- [SET TASK]
Tally the lines holding "with" and state only that figure.

- [PROVIDED INFORMATION]
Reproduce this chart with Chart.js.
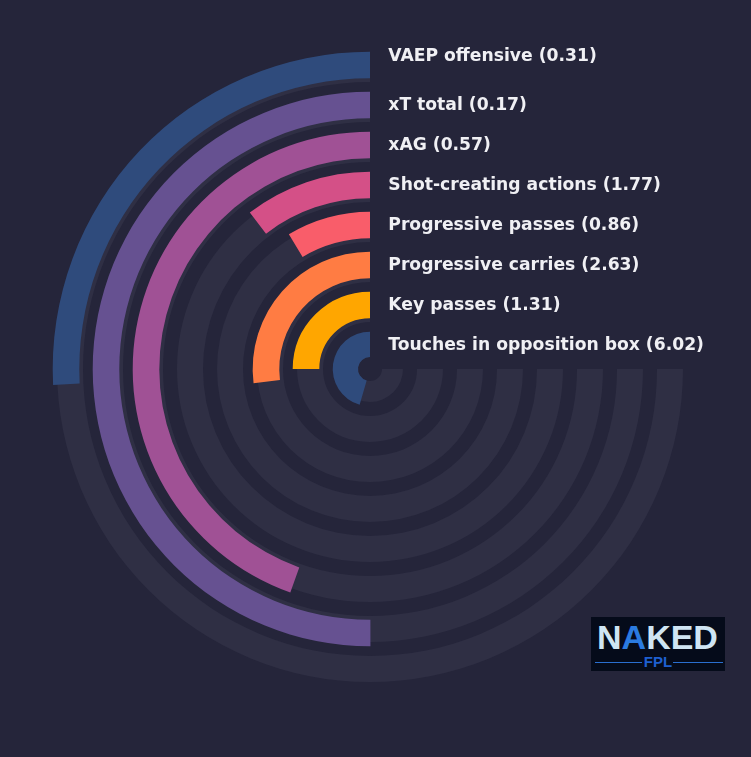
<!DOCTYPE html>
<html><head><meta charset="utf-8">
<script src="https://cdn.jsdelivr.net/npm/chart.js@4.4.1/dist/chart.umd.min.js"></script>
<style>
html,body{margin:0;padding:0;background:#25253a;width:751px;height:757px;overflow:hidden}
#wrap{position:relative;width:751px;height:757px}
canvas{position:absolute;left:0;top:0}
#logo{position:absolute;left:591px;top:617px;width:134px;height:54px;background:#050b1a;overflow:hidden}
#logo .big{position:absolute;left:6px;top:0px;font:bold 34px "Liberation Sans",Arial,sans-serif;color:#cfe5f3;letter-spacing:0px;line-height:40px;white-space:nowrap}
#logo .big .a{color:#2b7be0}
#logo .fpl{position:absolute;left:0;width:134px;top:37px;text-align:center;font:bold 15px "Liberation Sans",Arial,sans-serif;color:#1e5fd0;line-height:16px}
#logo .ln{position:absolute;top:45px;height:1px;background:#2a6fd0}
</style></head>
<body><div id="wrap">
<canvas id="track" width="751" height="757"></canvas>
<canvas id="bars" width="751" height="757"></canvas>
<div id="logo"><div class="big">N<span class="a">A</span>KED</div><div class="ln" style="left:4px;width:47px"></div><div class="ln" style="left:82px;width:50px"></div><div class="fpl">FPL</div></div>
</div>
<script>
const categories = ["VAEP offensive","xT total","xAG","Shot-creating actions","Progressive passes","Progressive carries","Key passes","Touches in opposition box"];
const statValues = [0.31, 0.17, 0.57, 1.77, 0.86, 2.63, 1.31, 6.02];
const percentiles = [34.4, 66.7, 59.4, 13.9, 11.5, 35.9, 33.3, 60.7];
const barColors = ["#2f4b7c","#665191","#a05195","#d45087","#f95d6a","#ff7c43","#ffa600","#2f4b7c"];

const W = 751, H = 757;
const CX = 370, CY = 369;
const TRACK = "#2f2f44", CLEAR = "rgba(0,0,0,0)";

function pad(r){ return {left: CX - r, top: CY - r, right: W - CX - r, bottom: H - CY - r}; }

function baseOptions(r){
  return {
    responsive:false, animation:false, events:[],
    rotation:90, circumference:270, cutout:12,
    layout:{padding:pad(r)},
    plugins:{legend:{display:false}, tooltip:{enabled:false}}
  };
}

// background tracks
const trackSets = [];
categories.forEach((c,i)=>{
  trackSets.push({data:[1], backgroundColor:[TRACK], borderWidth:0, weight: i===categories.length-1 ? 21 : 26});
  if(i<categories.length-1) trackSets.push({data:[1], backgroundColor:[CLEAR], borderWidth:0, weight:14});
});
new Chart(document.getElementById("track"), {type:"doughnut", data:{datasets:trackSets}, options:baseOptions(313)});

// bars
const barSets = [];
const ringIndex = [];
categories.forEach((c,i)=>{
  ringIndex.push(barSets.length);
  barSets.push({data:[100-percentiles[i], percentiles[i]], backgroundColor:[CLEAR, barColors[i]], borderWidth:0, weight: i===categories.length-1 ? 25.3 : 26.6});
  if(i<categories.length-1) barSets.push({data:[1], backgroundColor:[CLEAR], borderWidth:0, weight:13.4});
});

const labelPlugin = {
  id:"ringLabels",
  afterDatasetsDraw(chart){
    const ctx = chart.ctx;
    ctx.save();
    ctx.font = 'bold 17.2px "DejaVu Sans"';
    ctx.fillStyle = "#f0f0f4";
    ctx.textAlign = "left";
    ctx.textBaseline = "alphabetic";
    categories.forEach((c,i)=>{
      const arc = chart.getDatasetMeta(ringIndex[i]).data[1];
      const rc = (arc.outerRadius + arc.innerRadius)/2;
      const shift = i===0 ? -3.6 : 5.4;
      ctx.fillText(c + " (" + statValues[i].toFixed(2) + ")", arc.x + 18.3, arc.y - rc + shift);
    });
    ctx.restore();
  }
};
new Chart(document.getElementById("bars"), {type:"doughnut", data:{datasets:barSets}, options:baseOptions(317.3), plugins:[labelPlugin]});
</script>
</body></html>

--

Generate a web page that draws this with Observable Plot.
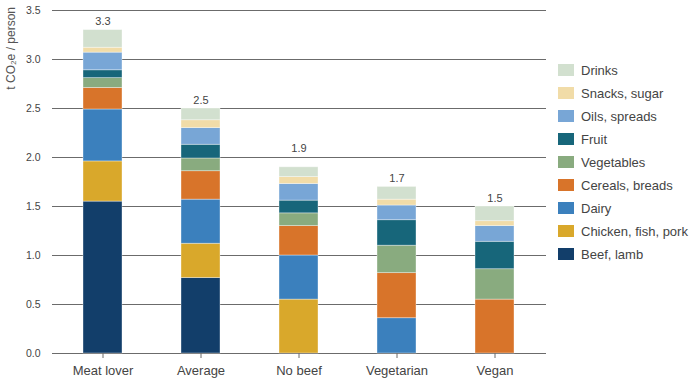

- [REPLY TO THE EXERCISE]
2